— Start of Data block —
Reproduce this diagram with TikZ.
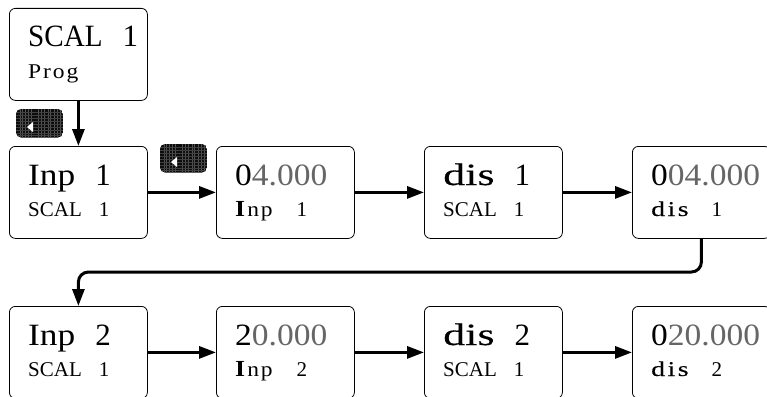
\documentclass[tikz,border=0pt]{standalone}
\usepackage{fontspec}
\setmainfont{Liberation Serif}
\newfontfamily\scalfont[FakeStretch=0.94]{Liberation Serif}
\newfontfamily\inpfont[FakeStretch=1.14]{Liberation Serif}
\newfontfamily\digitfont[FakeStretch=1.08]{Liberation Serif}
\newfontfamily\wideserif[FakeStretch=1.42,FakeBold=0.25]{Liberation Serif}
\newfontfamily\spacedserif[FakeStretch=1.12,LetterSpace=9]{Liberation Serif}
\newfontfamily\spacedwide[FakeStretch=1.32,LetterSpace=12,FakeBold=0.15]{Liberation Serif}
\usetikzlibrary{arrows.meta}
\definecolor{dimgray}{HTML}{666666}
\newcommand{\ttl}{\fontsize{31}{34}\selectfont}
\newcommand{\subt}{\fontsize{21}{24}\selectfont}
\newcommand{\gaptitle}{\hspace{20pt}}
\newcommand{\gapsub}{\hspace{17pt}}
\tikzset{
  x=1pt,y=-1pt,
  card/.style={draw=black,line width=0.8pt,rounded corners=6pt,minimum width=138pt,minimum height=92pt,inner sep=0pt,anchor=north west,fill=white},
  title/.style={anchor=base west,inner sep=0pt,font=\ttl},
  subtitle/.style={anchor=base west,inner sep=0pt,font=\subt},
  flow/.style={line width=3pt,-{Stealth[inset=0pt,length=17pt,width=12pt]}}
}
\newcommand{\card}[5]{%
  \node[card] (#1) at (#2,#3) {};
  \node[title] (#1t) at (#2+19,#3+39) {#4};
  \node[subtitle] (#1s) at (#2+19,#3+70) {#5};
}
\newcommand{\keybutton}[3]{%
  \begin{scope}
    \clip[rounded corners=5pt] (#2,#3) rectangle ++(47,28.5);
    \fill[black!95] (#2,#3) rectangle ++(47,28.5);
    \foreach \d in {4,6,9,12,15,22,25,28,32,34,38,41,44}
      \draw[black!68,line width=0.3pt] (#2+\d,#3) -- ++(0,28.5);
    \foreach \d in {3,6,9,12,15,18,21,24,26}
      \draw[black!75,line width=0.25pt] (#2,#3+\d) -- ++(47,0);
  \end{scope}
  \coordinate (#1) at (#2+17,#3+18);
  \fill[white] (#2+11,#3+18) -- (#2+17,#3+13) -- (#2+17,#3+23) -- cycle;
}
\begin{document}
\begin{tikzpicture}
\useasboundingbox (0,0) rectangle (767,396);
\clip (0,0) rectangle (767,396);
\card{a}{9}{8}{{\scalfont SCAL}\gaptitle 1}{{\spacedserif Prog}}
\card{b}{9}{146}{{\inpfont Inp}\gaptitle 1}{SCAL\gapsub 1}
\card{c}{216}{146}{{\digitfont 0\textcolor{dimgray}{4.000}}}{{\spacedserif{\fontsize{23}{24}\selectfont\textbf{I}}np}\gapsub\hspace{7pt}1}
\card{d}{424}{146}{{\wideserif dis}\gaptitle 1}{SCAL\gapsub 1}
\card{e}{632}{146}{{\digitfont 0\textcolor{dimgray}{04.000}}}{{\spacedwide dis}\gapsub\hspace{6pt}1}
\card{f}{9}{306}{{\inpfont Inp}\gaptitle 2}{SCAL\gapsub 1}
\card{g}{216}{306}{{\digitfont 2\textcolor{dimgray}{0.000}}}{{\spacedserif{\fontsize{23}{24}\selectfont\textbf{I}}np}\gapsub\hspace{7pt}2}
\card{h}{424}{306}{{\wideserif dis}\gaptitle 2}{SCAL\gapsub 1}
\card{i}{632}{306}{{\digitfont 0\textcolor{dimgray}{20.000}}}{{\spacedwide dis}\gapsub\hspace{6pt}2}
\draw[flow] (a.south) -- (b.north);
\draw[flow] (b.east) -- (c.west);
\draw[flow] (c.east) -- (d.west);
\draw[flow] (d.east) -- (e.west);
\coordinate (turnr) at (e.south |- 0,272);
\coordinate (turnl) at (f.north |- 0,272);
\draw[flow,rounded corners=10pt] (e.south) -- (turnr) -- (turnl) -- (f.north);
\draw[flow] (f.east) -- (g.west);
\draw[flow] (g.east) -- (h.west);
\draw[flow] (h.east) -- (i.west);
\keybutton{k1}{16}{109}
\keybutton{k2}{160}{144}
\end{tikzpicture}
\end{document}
— End of Data block —
Work to be completed
Quote the material in full and exactly; do not carry over its pictures.

Answer to this exercise
Reproduce this diagram with TikZ.
\documentclass[tikz,border=0pt]{standalone}
\usepackage{fontspec}
\setmainfont{Liberation Serif}
\newfontfamily\scalfont[FakeStretch=0.94]{Liberation Serif}
\newfontfamily\inpfont[FakeStretch=1.14]{Liberation Serif}
\newfontfamily\digitfont[FakeStretch=1.08]{Liberation Serif}
\newfontfamily\wideserif[FakeStretch=1.42,FakeBold=0.25]{Liberation Serif}
\newfontfamily\spacedserif[FakeStretch=1.12,LetterSpace=9]{Liberation Serif}
\newfontfamily\spacedwide[FakeStretch=1.32,LetterSpace=12,FakeBold=0.15]{Liberation Serif}
\usetikzlibrary{arrows.meta}
\definecolor{dimgray}{HTML}{666666}
\newcommand{\ttl}{\fontsize{31}{34}\selectfont}
\newcommand{\subt}{\fontsize{21}{24}\selectfont}
\newcommand{\gaptitle}{\hspace{20pt}}
\newcommand{\gapsub}{\hspace{17pt}}
\tikzset{
  x=1pt,y=-1pt,
  card/.style={draw=black,line width=0.8pt,rounded corners=6pt,minimum width=138pt,minimum height=92pt,inner sep=0pt,anchor=north west,fill=white},
  title/.style={anchor=base west,inner sep=0pt,font=\ttl},
  subtitle/.style={anchor=base west,inner sep=0pt,font=\subt},
  flow/.style={line width=3pt,-{Stealth[inset=0pt,length=17pt,width=12pt]}}
}
\newcommand{\card}[5]{%
  \node[card] (#1) at (#2,#3) {};
  \node[title] (#1t) at (#2+19,#3+39) {#4};
  \node[subtitle] (#1s) at (#2+19,#3+70) {#5};
}
\newcommand{\keybutton}[3]{%
  \begin{scope}
    \clip[rounded corners=5pt] (#2,#3) rectangle ++(47,28.5);
    \fill[black!95] (#2,#3) rectangle ++(47,28.5);
    \foreach \d in {4,6,9,12,15,22,25,28,32,34,38,41,44}
      \draw[black!68,line width=0.3pt] (#2+\d,#3) -- ++(0,28.5);
    \foreach \d in {3,6,9,12,15,18,21,24,26}
      \draw[black!75,line width=0.25pt] (#2,#3+\d) -- ++(47,0);
  \end{scope}
  \coordinate (#1) at (#2+17,#3+18);
  \fill[white] (#2+11,#3+18) -- (#2+17,#3+13) -- (#2+17,#3+23) -- cycle;
}
\begin{document}
\begin{tikzpicture}
\useasboundingbox (0,0) rectangle (767,396);
\clip (0,0) rectangle (767,396);
\card{a}{9}{8}{{\scalfont SCAL}\gaptitle 1}{{\spacedserif Prog}}
\card{b}{9}{146}{{\inpfont Inp}\gaptitle 1}{SCAL\gapsub 1}
\card{c}{216}{146}{{\digitfont 0\textcolor{dimgray}{4.000}}}{{\spacedserif{\fontsize{23}{24}\selectfont\textbf{I}}np}\gapsub\hspace{7pt}1}
\card{d}{424}{146}{{\wideserif dis}\gaptitle 1}{SCAL\gapsub 1}
\card{e}{632}{146}{{\digitfont 0\textcolor{dimgray}{04.000}}}{{\spacedwide dis}\gapsub\hspace{6pt}1}
\card{f}{9}{306}{{\inpfont Inp}\gaptitle 2}{SCAL\gapsub 1}
\card{g}{216}{306}{{\digitfont 2\textcolor{dimgray}{0.000}}}{{\spacedserif{\fontsize{23}{24}\selectfont\textbf{I}}np}\gapsub\hspace{7pt}2}
\card{h}{424}{306}{{\wideserif dis}\gaptitle 2}{SCAL\gapsub 1}
\card{i}{632}{306}{{\digitfont 0\textcolor{dimgray}{20.000}}}{{\spacedwide dis}\gapsub\hspace{6pt}2}
\draw[flow] (a.south) -- (b.north);
\draw[flow] (b.east) -- (c.west);
\draw[flow] (c.east) -- (d.west);
\draw[flow] (d.east) -- (e.west);
\coordinate (turnr) at (e.south |- 0,272);
\coordinate (turnl) at (f.north |- 0,272);
\draw[flow,rounded corners=10pt] (e.south) -- (turnr) -- (turnl) -- (f.north);
\draw[flow] (f.east) -- (g.west);
\draw[flow] (g.east) -- (h.west);
\draw[flow] (h.east) -- (i.west);
\keybutton{k1}{16}{109}
\keybutton{k2}{160}{144}
\end{tikzpicture}
\end{document}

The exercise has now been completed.